Using Free Weights

Using Free Weights: How Much Is Too Much?

Using free weights is important if you want to create the body of your dreams. Machines help build muscle, but if you want to build a body that can perform as well as it looks, free weights is what you want to use.

Benefits of using free weights:

  • More muscle means more calories burned
  • Reduces depression
  • Builds muscle density
  • Increase athleticism
  • Improves mobility and ability to move
  • Lower diabetes risk
  • Improved heart health
  • Better blood sugar control
  • Prevents and fixes lower back pain
  • Improved balance
  • Improves mental strength
  • You’ll look and feel better

The list goes on. I wanted to show you a small snippet of what benefits lifting free weights has.

Let me go over some of these points below.

The importance of building strength

Building functional strength is one of the most important by-products of lifting free weights. Being able to improve your ability to do daily activities is paramount to going to the gym.

Many people think going to the gym is vain and only useful if you want to get better at lifting weights; quite the opposite is true.

Muscles burn calories and increases metabolism

The more muscle that your body has, the more calories it will burn. This is very beneficial to anyone who is wanting to get lean and tone up.

Using free weights builds confidence

Being afraid to use free weights and conquering that fear is one step in your process to becoming more confident. Once you are comfortable with the exercises, push yourself to lifting more weight and building more strength.

So how much exactly is too much?

This is a subject that varies from person to person and needs to have an honest assessment if you want to prevent injury.

Using free weights over machines helps build muscle and build strength because the weight is not on a fixed path and assisted to help you move in a specific way. Free weights burn more calories, build more muscle, and require you to use your body as it was intended.

Using “too much” weight generally only happens when the following things happen:

Form breakdown: Regardless if you are doing curls, squats, or dumbbell shrugs, your form needs to be safe. Pushing yourself the last 2 reps is fine, but using so much body english and “cheating” to get the rep means you are using too much weight.

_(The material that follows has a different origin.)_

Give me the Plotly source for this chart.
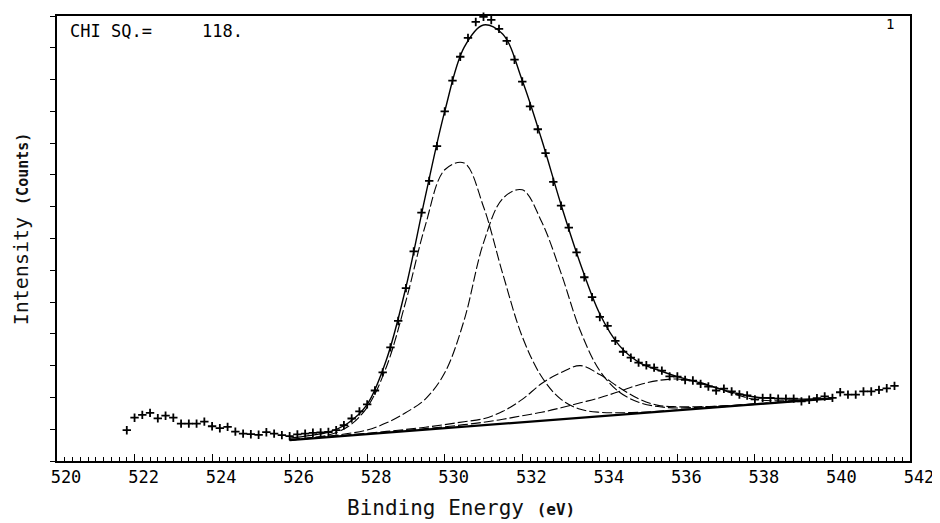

Injury: Small strains and other nagging injuries can happen when you start to use too much weight. Unless you are reckless about what weight you use, you won’t throw your back out or have a major injury but you can pick up many strains quite easily.

Fatigue: Often known as “over training,” being fatigued outside of the gym is a sign that you are starting to stress your body more than it can recover. Don’t let one day of fatigue keep you from getting to the gym but if you find yourself getting worse or steadily remaining fatigued, take a break from the gym.

What happens if you use too little weight?

On the other hand, using too little weight is a problem as well.

If you can go for hours in the gym doing many sets and reps per exercise, you are not using enough weight.

There is some merit to using a lot of volume at a light weight for building muscle but this is not going to help you achieve your goals.


It sounds confusing having to find a balance between using too much weight and too little. This is not as hard as you think, listening to your body will help keep you healthy and get you closer to your goals daily.

Lift heavy, get strong, progress steadily, and don’t be afraid of the weights. The more consistently you go to the gym and start conquering your fears, the sooner you will start to see amazing results.